* [Exercise goal]:
Return only the lines from the top of the data down to the one that holds "from matplotlib.ticker import MultipleLocator", both included, without any pictures.

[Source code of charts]

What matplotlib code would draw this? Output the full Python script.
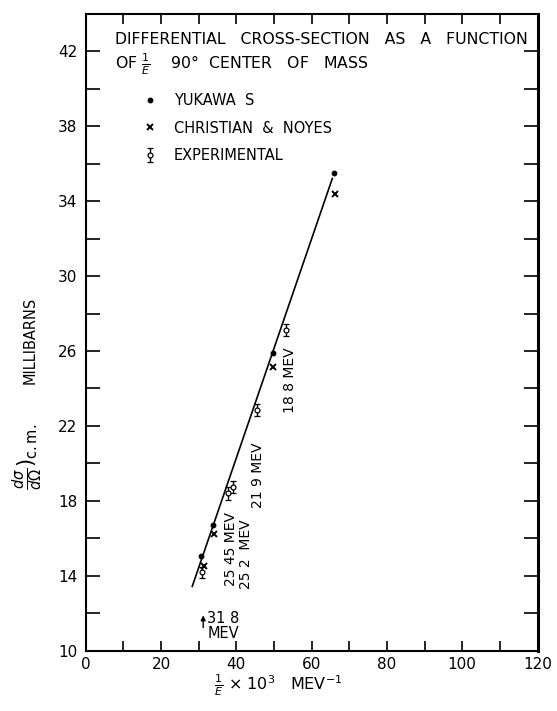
import numpy as np
import matplotlib
matplotlib.use('Agg')
import matplotlib.pyplot as plt
from matplotlib.ticker import MultipleLocator

# values
yukawa_x = [30.6, 33.9, 49.7, 66.0]
yukawa_y = [15.05, 16.7, 25.88, 35.5]

noyes_x = [31.3, 34.2, 49.8, 66.1]
noyes_y = [14.55, 16.25, 25.15, 34.37]

exp_x = [31.0, 37.7, 39.2, 45.4, 53.3]
exp_y = [14.2, 18.4, 18.75, 22.85, 27.12]
exp_err = [0.3, 0.35, 0.3, 0.3, 0.3]

fit_x = [28.3, 65.5]
fit_y = [13.45, 35.2]

energy_labels = ['25 45 MEV', '25 2  MEV', '21 9 MEV', '18 8 MEV']
energy_label_x = [38.7, 42.6, 45.8, 54.3]
energy_label_top = [17.4, 17.0, 21.1, 26.2]

x_ticks = [0, 20, 40, 60, 80, 100, 120]
y_ticks = [10, 14, 18, 22, 26, 30, 34, 38, 42]

FS = 10.5

fig = plt.figure(figsize=(5.57, 7.11), dpi=100)
ax = fig.add_axes([0.1539, 0.0844, 0.8111, 0.8966])

ax.plot(fit_x, fit_y, color='black', lw=1.2)
yuk, = ax.plot(yukawa_x, yukawa_y, 'o', color='black', ms=3.2, ls='none')
noy, = ax.plot(noyes_x, noyes_y, 'x', color='black', ms=4.5, mew=1.4, ls='none')
exp = ax.errorbar(exp_x, exp_y, yerr=exp_err, fmt='o', mfc='white', mec='black',
                  ms=3.5, mew=0.9, ecolor='black', elinewidth=1.0, capsize=2.5, capthick=1.0)

for lab, lx, ly in zip(energy_labels, energy_label_x, energy_label_top):
    ax.text(lx, ly, lab, rotation=90, ha='center', va='top', fontsize=10)

# 31.8 MeV marker
ax.annotate('', xy=(31.2, 12.05), xytext=(31.2, 11.1),
            arrowprops=dict(arrowstyle='-|>', color='black', lw=1.0, mutation_scale=7))
ax.text(32.3, 11.75, '31 8', fontsize=FS, ha='left', va='center')
ax.text(36.5, 10.95, 'MEV', fontsize=FS, ha='center', va='center')

ax.text(7.8, 42.6, 'DIFFERENTIAL   CROSS-SECTION   AS   A   FUNCTION', fontsize=11.3,
        va='center')
ax.text(7.8, 41.3, r'OF $\frac{1}{E}$    90°  CENTER   OF   MASS', fontsize=11.3, va='center')

ax.legend([yuk, noy, exp], ['YUKAWA  S', 'CHRISTIAN  &  NOYES', 'EXPERIMENTAL'],
          loc='upper left', bbox_to_anchor=(0.13, 0.875), frameon=False,
          fontsize=FS, handlelength=0.8, handletextpad=1.2, labelspacing=0.85,
          borderpad=0, borderaxespad=0)

ax.set_xlim(0, 120)
ax.set_ylim(10, 44)
ax.set_xticks(x_ticks)
ax.set_yticks(y_ticks)
ax.xaxis.set_minor_locator(MultipleLocator(10))
ax.yaxis.set_minor_locator(MultipleLocator(2))
ax.tick_params(which='both', direction='in', top=True, right=True, labelsize=11,
               width=1.2, color='black')
ax.tick_params(axis='x', which='both', length=7, pad=4)
ax.tick_params(axis='y', which='both', length=10, pad=6)
for s in ax.spines.values():
    s.set_linewidth(1.5)
ax.spines['right'].set_linewidth(2.2)

ax.set_xlabel(r'$\frac{1}{E}$ × 10$^3$   MEV$^{-1}$', fontsize=11.5)
ax.xaxis.set_label_coords(0.4256, -0.034)
fig.text(30 / 557, 1 - 340 / 711, 'MILLIBARNS', rotation=90, ha='center', va='center',
         fontsize=FS)
fig.text(28 / 557, 1 - 457 / 711, r'$\frac{d\sigma}{d\Omega}\left.\right)_{\rm c.m.}$',
         rotation=90, ha='center', va='center', fontsize=15)

fig.savefig('out.png', dpi=100)
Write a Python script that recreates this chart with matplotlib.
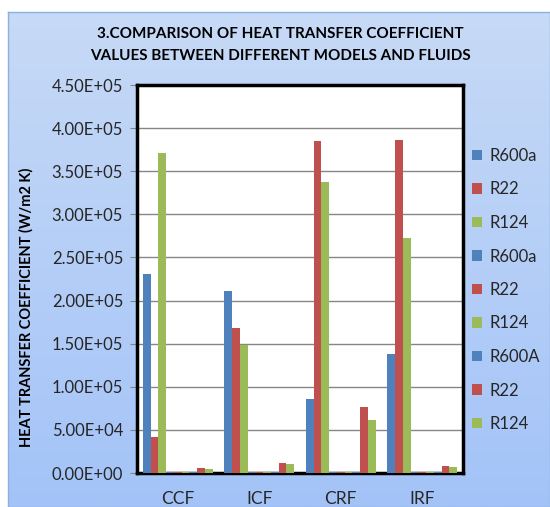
import matplotlib
matplotlib.use("Agg")
import matplotlib.pyplot as plt
import numpy as np

plt.rcParams['font.family'] = ['Lato', 'DejaVu Sans']

# categories and series
models = ["CCF", "ICF", "CRF", "IRF"]
series_names = ["R600a", "R22", "R124", "R600a", "R22", "R124", "R600A", "R22", "R124"]
r600a_1 = [2.31e5, 2.11e5, 0.86e5, 1.38e5]
r22_1 = [0.42e5, 1.68e5, 3.85e5, 3.86e5]
r124_1 = [3.71e5, 1.48e5, 3.38e5, 2.73e5]
r600a_2 = [1500, 1500, 1500, 1500]
r22_2 = [1500, 1500, 1500, 1500]
r124_2 = [1500, 1500, 1500, 1500]
r600a_3 = [1500, 1500, 1500, 1500]
r22_3 = [6000, 12000, 76000, 8000]
r124_3 = [5000, 10000, 61000, 7000]
all_series = [r600a_1, r22_1, r124_1, r600a_2, r22_2, r124_2, r600a_3, r22_3, r124_3]

blue = "#4F81BD"
red = "#C0504D"
green = "#9BBB59"
colors = [blue, red, green] * 3

fig = plt.figure(figsize=(5.5, 5.07), dpi=100)
fig.patch.set_facecolor("white")

# light blue chart area with vertical gradient
bg = fig.add_axes([8/550, 0, 1 - 8/550, 1 - 12/507], zorder=-10)
grad = np.linspace(0, 1, 256).reshape(-1, 1)
cmap = matplotlib.colors.LinearSegmentedColormap.from_list("bg", ["#C7DAF6", "#A3C3F8"])
bg.imshow(grad, aspect="auto", cmap=cmap, extent=[0, 1, 0, 1], origin="upper")
bg.set_xticks([])
bg.set_yticks([])
for s in bg.spines.values():
    s.set_color("#8DB0E0")
    s.set_linewidth(1)

ax = fig.add_axes([137/550, 1 - 473/507, (463 - 137)/550, (473 - 85)/507])
ax.set_facecolor("white")

n = len(all_series)
width = 1 / (n + 1.5)
x = np.arange(len(models))
for i, (vals, c, name) in enumerate(zip(all_series, colors, series_names)):
    off = (i - (n - 1) / 2) * width
    ax.bar(x + off, vals, width, color=c, label=name, zorder=3, linewidth=0)

ax.set_ylim(0, 4.5e5)
ax.set_xlim(-0.5, len(models) - 0.5)
yt = np.arange(0, 4.5e5 + 1, 0.5e5)
ax.set_yticks(yt)
ax.set_yticklabels(["%.2E" % v for v in yt], fontsize=12, color="#262626")
ax.set_xticks(x)
ax.set_xticklabels(models, fontsize=12.5, color="#262626")
ax.tick_params(axis="y", length=5, color="#868686", pad=5)
ax.tick_params(axis="x", length=0, pad=13)
ax.yaxis.grid(True, color="#868686", linewidth=1, zorder=0)
ax.set_axisbelow(True)
for s in ax.spines.values():
    s.set_color("black")
    s.set_linewidth(2.5)

fig.text(26/550, 1 - 307/507, "HEAT TRANSFER COEFFICIENT (W/m2 K)", rotation=90,
         ha="center", va="center", fontsize=10.5, fontweight="bold")

fig.text(0.51, 1 - 45/507, "3.COMPARISON OF HEAT TRANSFER COEFFICIENT\nVALUES BETWEEN DIFFERENT MODELS AND FLUIDS",
         ha="center", va="center", fontsize=11, fontweight="bold", linespacing=1.75)

leg = fig.legend(loc="center left", bbox_to_anchor=(472/550, 1 - 290/507), frameon=False,
                 fontsize=12, handlelength=0.6, handleheight=0.6, handletextpad=0.45,
                 labelspacing=1.05, borderpad=0, borderaxespad=0)
for t in leg.get_texts():
    t.set_color("#262626")

fig.savefig("out.png", dpi=100)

* [The answer]:
What matplotlib code would draw this? Output the full Python script.
import numpy as np
import matplotlib
matplotlib.use('Agg')
import matplotlib.pyplot as plt
from matplotlib.ticker import MultipleLocator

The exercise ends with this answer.